AnchorViz: Facilitating Semantic Data Exploration and Concept Discovery for Interactive Machine Learning
- Jina Suh ,
- Soroush Ghorashi ,
- Gonzalo Ramos ,
- Nan-Chen Chen ,
- Steven Drucker ,
- Johan Verwey ,
- Patrice Simard
ACM Transactions on Interactive Intelligent Systems (TiiS) | , Vol 10(1)
When building a classifier in interactive machine learning (iML), human knowledge about the target class can be a powerful reference to make the classifier robust to unseen items. The main challenge lies in finding unlabeled items that can either help discover or refine concepts for which the current classifier has no corresponding features (i.e., it has feature blindness).
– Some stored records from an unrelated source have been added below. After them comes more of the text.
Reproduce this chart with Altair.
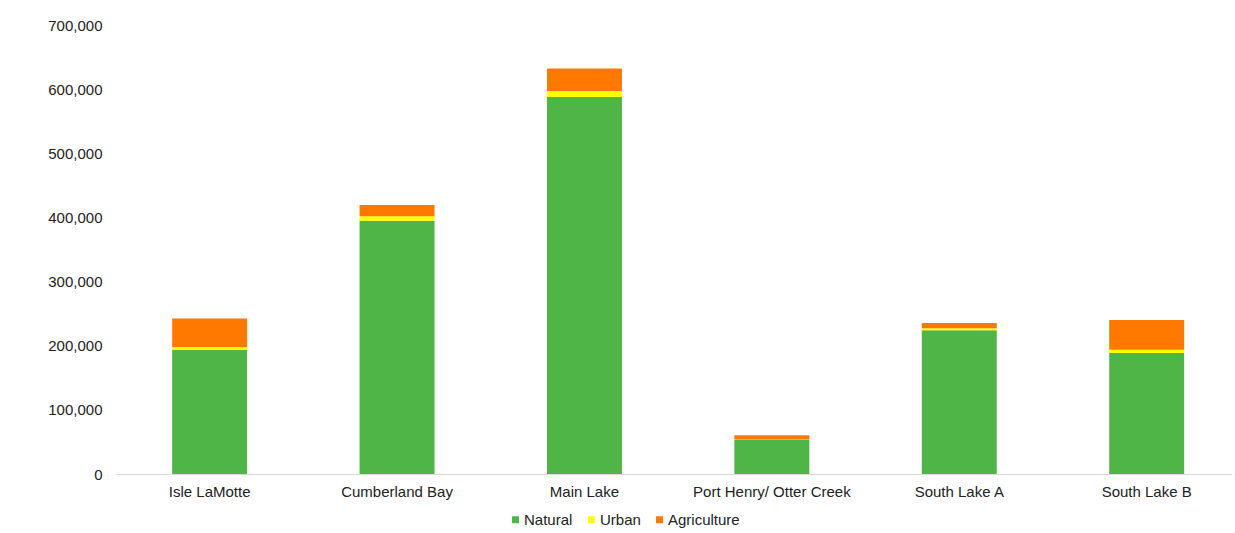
import altair as alt
import pandas as pd

regions = ["Isle LaMotte", "Cumberland Bay", "Main Lake", "Port Henry/ Otter Creek", "South Lake A", "South Lake B"]
natural = [193300, 395000, 587800, 54100, 224000, 188600]
urban = [4700, 6800, 9300, 600, 3100, 5200]
agriculture = [44500, 17600, 34900, 5600, 8300, 46300]
categories = ["Natural", "Urban", "Agriculture"]
colors = ["#50B547", "#FFFF00", "#FF7800"]
y_ticks = [0, 100000, 200000, 300000, 400000, 500000, 600000, 700000]

rows = []
for i, r in enumerate(regions):
    for k, (cat, vals) in enumerate(zip(categories, [natural, urban, agriculture])):
        rows.append({"Region": r, "Type": cat, "Value": vals[i], "ord": k})
df = pd.DataFrame(rows)

font = "Liberation Sans"
txt = "#222222"

chart = alt.Chart(df).mark_bar().encode(
    x=alt.X("Region:N", sort=regions, title=None,
            scale=alt.Scale(paddingInner=0.6, paddingOuter=0.2775, align=0.54),
            axis=alt.Axis(labelAngle=0, ticks=False, domainColor="#d9d9d9",
                          labelPadding=10, labelFontSize=15, labelColor=txt,
                          labelFont=font)),
    y=alt.Y("sum(Value):Q", title=None,
            scale=alt.Scale(domain=[0, 700000]),
            axis=alt.Axis(values=y_ticks, format=",.0f", grid=False, domain=False,
                          ticks=False, labelPadding=14, labelFontSize=15,
                          labelColor=txt, labelFont=font)),
    color=alt.Color("Type:N", sort=categories,
                    scale=alt.Scale(domain=categories, range=colors),
                    legend=alt.Legend(title=None, orient="none", direction="horizontal",
                                      legendX=392, legendY=487, symbolType="square",
                                      symbolSize=49, symbolStrokeWidth=0,
                                      labelFontSize=15, labelFont=font,
                                      labelColor=txt, columnPadding=11,
                                      labelOffset=1)),
    order=alt.Order("ord:Q"),
).properties(
    width=1116, height=449,
    padding={"left": 116, "top": 25, "right": 3, "bottom": 59},
    autosize=alt.AutoSizeParams(type="none"),
    background="white",
).configure_view(stroke=None, strokeWidth=0)

chart.save("out.html", embed_options={"renderer": "svg", "actions": False})
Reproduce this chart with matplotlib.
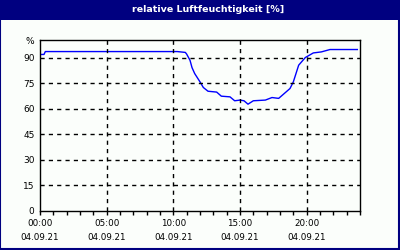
import matplotlib
matplotlib.use('Agg')
import matplotlib.pyplot as plt
from matplotlib.patches import Rectangle

# hours since midnight and humidity readings
hours = [0.0, 0.3, 0.4, 5.0, 10.0, 10.3, 10.9, 11.0, 11.25, 11.4, 11.6, 12.0, 12.25,
         12.6, 13.25, 13.6, 14.25, 14.6, 15.0, 15.3, 15.6, 16.0, 16.9, 17.4, 17.9,
         18.75, 19.0, 19.4, 19.9, 20.5, 21.1, 21.75, 23.8]
humidity = [91.8, 91.8, 93.5, 93.5, 93.5, 93.5, 93.0, 92.0, 88.4, 84.1, 80.6, 75.7, 72.4,
            70.2, 69.7, 67.3, 66.9, 64.6, 65.0, 64.6, 62.6, 64.6, 65.0, 66.5, 66.0,
            71.8, 75.7, 85.5, 90.0, 92.7, 93.3, 94.7, 94.7]

y_ticks = [0, 15, 30, 45, 60, 75, 90, 100]
y_labels = ['0', '15', '30', '45', '60', '75', '90', '%']
x_ticks = [0, 5, 10, 15, 20]
x_labels = ['00:00\n04.09.21', '05:00\n04.09.21', '10:00\n04.09.21',
            '15:00\n04.09.21', '20:00\n04.09.21']
title = 'relative Luftfeuchtigkeit [%]'

navy = '#000080'
bg = '#fbfefb'

fig = plt.figure(figsize=(4, 2.5), dpi=100, facecolor=bg)

# title bar and frame
fig.patches.append(Rectangle((0, 1 - 20 / 250), 1, 20 / 250, transform=fig.transFigure,
                             facecolor=navy, edgecolor='none', zorder=0))
fig.patches.append(Rectangle((0.001, 0.003), 0.996, 0.99, transform=fig.transFigure,
                             facecolor='none', edgecolor=navy, linewidth=1.5, zorder=1))
fig.text(208 / 400, 1 - 10 / 250, title, color='white', fontsize=6.8, fontweight='bold',
         ha='center', va='center', family='DejaVu Sans')

ax = fig.add_axes([0.1, 0.157, 0.8, 0.681])
ax.set_facecolor(bg)
ax.plot(hours, humidity, color='#0000ff', linewidth=1)

ax.set_xlim(0, 24)
ax.set_ylim(0, 100)
ax.set_xticks(x_ticks)
ax.set_xticklabels(x_labels, fontsize=6.3, linespacing=1.75)
ax.set_xticks(range(0, 25), minor=True)
ax.set_yticks(y_ticks)
ax.set_yticklabels(y_labels, fontsize=6.5)

ax.tick_params(axis='x', which='both', direction='out', length=3, width=1, pad=3)
ax.tick_params(axis='y', length=0, pad=4)

for v in x_ticks[1:]:
    ax.axvline(v, color='black', linestyle=(0, (3, 3)), linewidth=1)
for v in y_ticks[1:-1]:
    ax.axhline(v, color='black', linestyle=(0, (3, 3)), linewidth=1)

for s in ax.spines.values():
    s.set_color('black')
    s.set_linewidth(1)

fig.savefig('out.png', dpi=100, facecolor=bg)
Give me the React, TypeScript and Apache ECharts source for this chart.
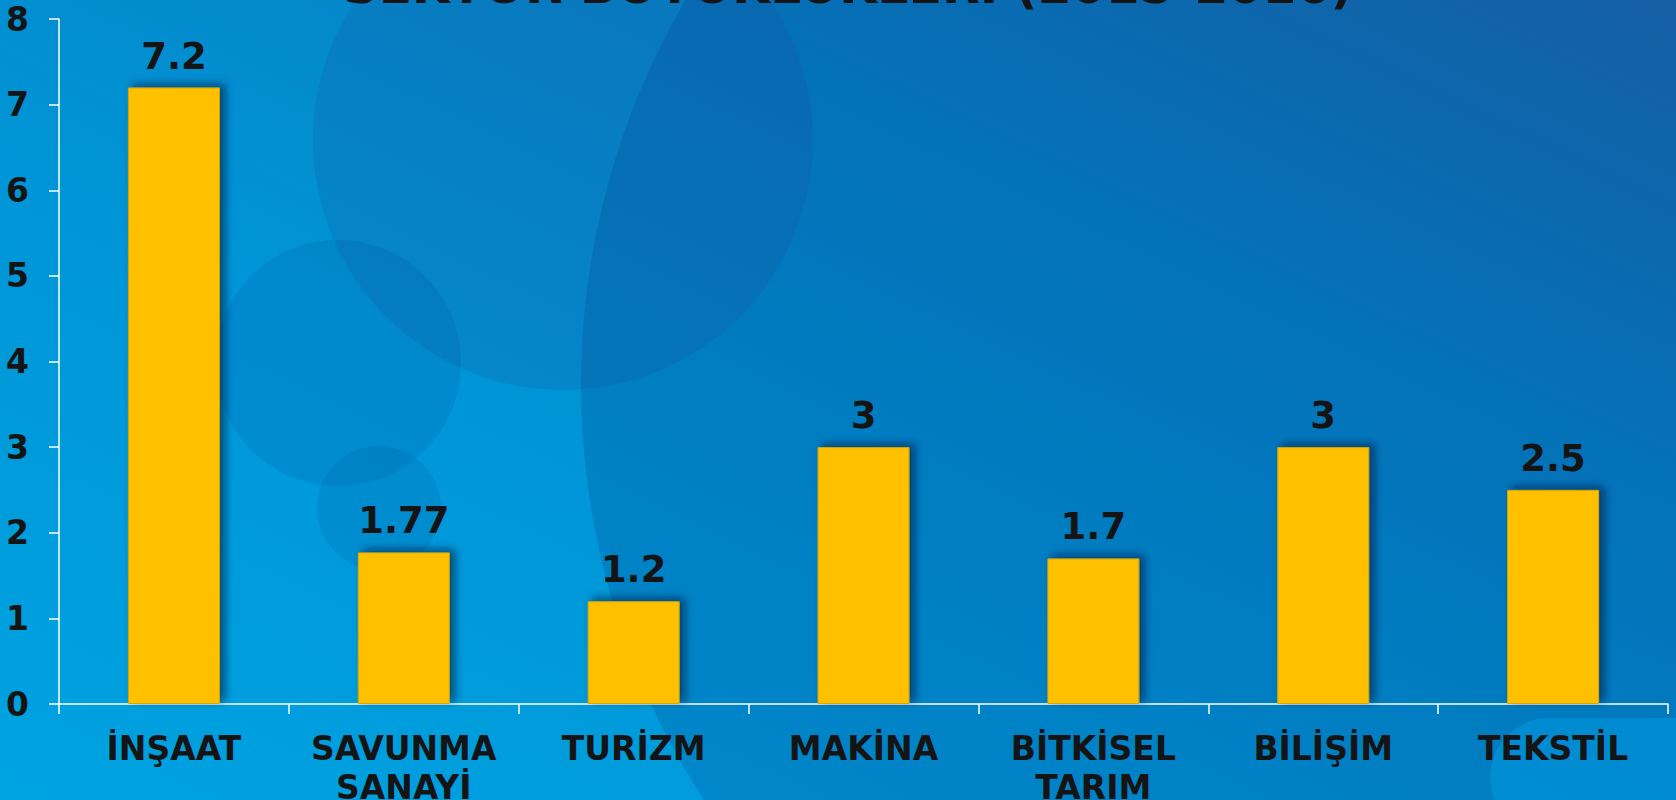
import React, { useEffect, useRef } from "react";
import * as echarts from "echarts";

const categories = ["İNŞAAT", "SAVUNMA\nSANAYİ", "TURİZM", "MAKİNA", "BİTKİSEL\nTARIM", "BİLİŞİM", "TEKSTİL"];
const values = [7.2, 1.77, 1.2, 3, 1.7, 3, 2.5];
const titleText = "SEKTÖR BÜYÜKLÜKLERİ (2015-2016)";
const FONT = "DejaVu Sans";

export default function App() {
  const ref = useRef<HTMLDivElement>(null);
  useEffect(() => {
    document.body.style.margin = "0";
    document.body.style.overflow = "hidden";
    const chart = echarts.init(ref.current!, null, { renderer: "svg" });
    chart.setOption({
      animation: false,
      backgroundColor: {
        type: "linear",
        x: 0, y: 1, x2: 1, y2: 0,
        colorStops: [
          { offset: 0, color: "#00A3E2" },
          { offset: 0.4, color: "#0095D6" },
          { offset: 0.7, color: "#0582C6" },
          { offset: 1, color: "#1B6AAD" },
        ],
      },
      graphic: [
        { type: "circle", z: -10, silent: true, shape: { cx: 1342, cy: 385, r: 761 }, style: { fill: "rgba(0,50,130,0.2)" } },
        { type: "circle", z: -9, silent: true, shape: { cx: 563, cy: 140, r: 250 }, style: { fill: "rgba(30,70,150,0.16)" } },
        { type: "circle", z: -9, silent: true, shape: { cx: 338, cy: 363, r: 123 }, style: { fill: "rgba(0,60,140,0.12)" } },
        { type: "circle", z: -9, silent: true, shape: { cx: 379, cy: 508, r: 62 }, style: { fill: "rgba(0,60,140,0.12)" } },
        { type: "rect", z: -9, silent: true, shape: { x: 1490, y: 718, width: 300, height: 120, r: 80 }, style: { fill: "rgba(0,160,230,0.45)" } },
        {
          type: "text", z: 10, x: 848, y: -14, silent: true,
          style: { text: titleText, font: `bold 49px '${FONT}'`, fill: "#141414", textAlign: "center", textVerticalAlign: "middle" },
        },
      ],
      grid: { left: 59, right: 8, top: 19, bottom: 96, containLabel: false, outerBoundsMode: "none" },
      xAxis: {
        type: "category",
        data: categories,
        axisLine: { lineStyle: { color: "#ffffff", width: 1.5 } },
        axisTick: { show: true, length: 10, lineStyle: { color: "#ffffff", width: 1.5 } },
        axisLabel: { color: "#141414", fontFamily: FONT, fontWeight: "bold", fontSize: 33, lineHeight: 39, margin: 25, interval: 0 },
      },
      yAxis: {
        type: "value",
        min: 0, max: 8, interval: 1,
        splitLine: { show: false },
        axisLine: { show: true, lineStyle: { color: "#ffffff", width: 1.5 } },
        axisTick: { show: true, length: 10, lineStyle: { color: "#ffffff", width: 1.5 } },
        axisLabel: { color: "#141414", fontFamily: FONT, fontWeight: "bold", fontSize: 33, margin: 30 },
      },
      series: [
        {
          type: "bar",
          data: values,
          barWidth: "40%",
          itemStyle: {
            color: "#FFC000",
            borderColor: "#D9A800",
            borderWidth: 1,
            shadowColor: "rgba(0,20,50,0.6)",
            shadowBlur: 9,
            shadowOffsetX: 5,
            shadowOffsetY: -3,
          },
          label: {
            show: true,
            position: "top",
            distance: 13,
            color: "#141414",
            fontFamily: FONT,
            fontWeight: "bold",
            fontSize: 37,
          },
        },
      ],
    });
    return () => chart.dispose();
  }, []);
  return <div ref={ref} style={{ width: 1676, height: 800 }} />;
}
Yet it is unrealistic to ask humans to come up with an exhaustive list of items, especially for rare concepts that are hard to recall. This article presents AnchorViz, an interactive visualization that facilitates the discovery of prediction errors and previously unseen concepts through human-driven semantic data exploration. By creating example-based or dictionary-based anchors representing concepts, users create a topology that (a) spreads data based on their similarity to the concepts and (b) surfaces the prediction and label inconsistencies between data points that are semantically related. Once such inconsistencies and errors are discovered, users can encode the new information as labels or features and interact with the retrained classifier to validate their actions in an iterative loop. We evaluated AnchorViz through two user studies. Our results show that AnchorViz helps users discover more prediction errors than stratified random and uncertainty sampling methods. Furthermore, during the beginning stages of a training task, an iML tool with AnchorViz can help users build classifiers comparable to the ones built with the same tool with uncertainty sampling and keyword search, but with fewer labels and more generalizable features. We discuss exploration strategies observed during the two studies and how AnchorViz supports discovering, labeling, and refining of concepts through a sensemaking loop.